El iluminado o santón, como así lo bautizó la prensa, usaba una verborrea más que convincente para lograr ese efecto placebo en los que acudían a él. «No he recuperado la vista, pero me siento mucho mejor», dijo un ciego tras el encuentro con este personaje, de larga barba blanca y alucinantes ojos, a quien muchos también temían en la zona, y que determinados días era capaz de congregar en sus inmediaciones a más de cuatro mil enfermos. ¡Incluso hacía visitas a domicilio cuando algún hombre pudiente de la capital requería de sus servicios!, como así atestigua otra información del mencionado periódico el 24 de junio de ese mismo año.

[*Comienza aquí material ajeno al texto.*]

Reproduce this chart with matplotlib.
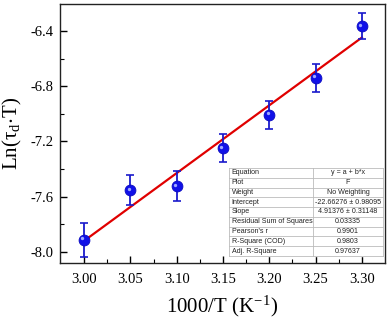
import numpy as np
import matplotlib
matplotlib.use("Agg")
import matplotlib.pyplot as plt
from matplotlib.transforms import ScaledTranslation

plt.rcParams['font.family'] = ['Liberation Serif', 'DejaVu Serif']
plt.rcParams['mathtext.fontset'] = 'stix'
plt.rcParams['axes.unicode_minus'] = False

# Data
x_vals = [3.00, 3.05, 3.10, 3.15, 3.20, 3.25, 3.30]
y_vals = [-7.915, -7.555, -7.525, -7.250, -7.010, -6.740, -6.365]
y_err = [0.12, 0.11, 0.11, 0.10, 0.10, 0.10, 0.095]
intercept = -22.66276
slope = 4.91376

table_labels = ["Equation", "Plot", "Weight", "Intercept", "Slope",
                "Residual Sum of Squares", "Pearson's r", "R-Square (COD)", "Adj. R-Square"]
table_values = ["y = a + b*x", "F", "No Weighting", "-22.66276 \u00b1 0.98095",
                "4.91376 \u00b1 0.31148", "0.03335", "0.9901", "0.9803", "0.97637"]

fig = plt.figure(figsize=(3.9, 3.24), dpi=100)
ax = fig.add_axes([60/390, 61/324, 325/390, 259/324])

xf = np.array([x_vals[0], x_vals[-1]])
ax.plot(xf, intercept + slope * xf, color='#e00000', lw=1.6, zorder=2)

ax.errorbar(x_vals, y_vals, yerr=y_err, fmt='none', ecolor='#1a1acc',
            elinewidth=1.3, capsize=3.2, capthick=1.2, zorder=3)
ax.plot(x_vals, y_vals, 'o', color='#1010e8', ms=7.8, mec='#0a0ac0', mew=0.6, zorder=4)
off = ScaledTranslation(-1.2/72, 1.2/72, fig.dpi_scale_trans)
ax.plot(x_vals, y_vals, 'o', color='#9fa8ff', ms=2.4, mew=0,
        transform=ax.transData + off, zorder=5)

ax.set_xlim(2.974, 3.325)
ax.set_ylim(-8.082, -6.204)
ax.set_xticks([3.00, 3.05, 3.10, 3.15, 3.20, 3.25, 3.30])
ax.set_xticklabels(["3.00", "3.05", "3.10", "3.15", "3.20", "3.25", "3.30"])
ax.set_yticks([-8.0, -7.6, -7.2, -6.8, -6.4])
ax.set_yticklabels(["-8.0", "-7.6", "-7.2", "-6.8", "-6.4"])
ax.set_xticks(np.arange(3.025, 3.30, 0.05), minor=True)
ax.set_yticks([-7.8, -7.4, -7.0, -6.6], minor=True)
ax.tick_params(which='major', direction='in', length=5, width=1, labelsize=10.5)
ax.tick_params(axis='x', which='major', pad=7)
ax.tick_params(axis='y', which='major', pad=4.5)
ax.tick_params(which='minor', direction='in', length=3, width=0.8)
for s in ax.spines.values():
    s.set_linewidth(1.0)
    s.set_color('#222222')

ax.set_xlabel(r"1000/T (K$^{\mathregular{-1}}$)", fontsize=15, labelpad=6)
ax.set_ylabel(r"Ln($\mathregular{\tau_d}$$\cdot$T)", fontsize=15, labelpad=5)

# Fit table
L, R, T, B = 0.52, 0.994, 0.367, 0.027
D = 0.778
n = len(table_labels)
h = (T - B) / n
ax.fill_between([L, R], B, T, color='white', transform=ax.transAxes, zorder=6)
gc = '#bbbbbb'
for i in range(n + 1):
    yy = T - i * h
    ax.plot([L, R], [yy, yy], color=gc, lw=0.6, transform=ax.transAxes, zorder=7)
ax.plot([L, L], [B, T], color=gc, lw=0.6, transform=ax.transAxes, zorder=7)
ax.plot([R, R], [B, T], color=gc, lw=0.6, transform=ax.transAxes, zorder=7)
ax.plot([D, D], [B, T], color=gc, lw=0.6, transform=ax.transAxes, zorder=7)
for i, (lab, val) in enumerate(zip(table_labels, table_values)):
    yc = T - (i + 0.5) * h
    ax.text(L + 0.008, yc, lab, transform=ax.transAxes, fontsize=5.1,
            family='Liberation Sans', va='center', ha='left', zorder=8, color='#222222')
    ax.text((D + R) / 2, yc, val, transform=ax.transAxes, fontsize=5.1,
            family='Liberation Sans', va='center', ha='center', zorder=8, color='#222222')

fig.savefig("out.png", dpi=100)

Realmente se llamaba Frasquito y los vecinos le apodaban “el Santón de la Sierra”. Algunos decían que era la reencarnación de un profeta del Antiguo Testamento, rumor que alimentaba su peculiar aspecto físico (tremendamente alto y espigado). Siempre cubría su cabeza con un pañuelo negro, y tenía un hablar cavernoso. Era normal que aquellas gentes, sugestionables y con arraigadas creencias, cayeran sugestionadas ante la presencia del “tío Frasquito”. Al igual que la tía “Cachocha”, tampoco usaba pócimas mágicas ni remedios caseros. Su método era la palabra, y siempre se despedía con una solemne frase: Sé bueno, busca en todo la paz de Dios, cree en él, ama a tus semejantes y haz siempre obras buenas. El historiador Carlos Almendros aporta la solución al enigma: Ambiente misterioso del lugar, gentes sencillas, primitivas e imaginativas, y psicología hábilmente manejada por una persona de cualidades extraordinarias.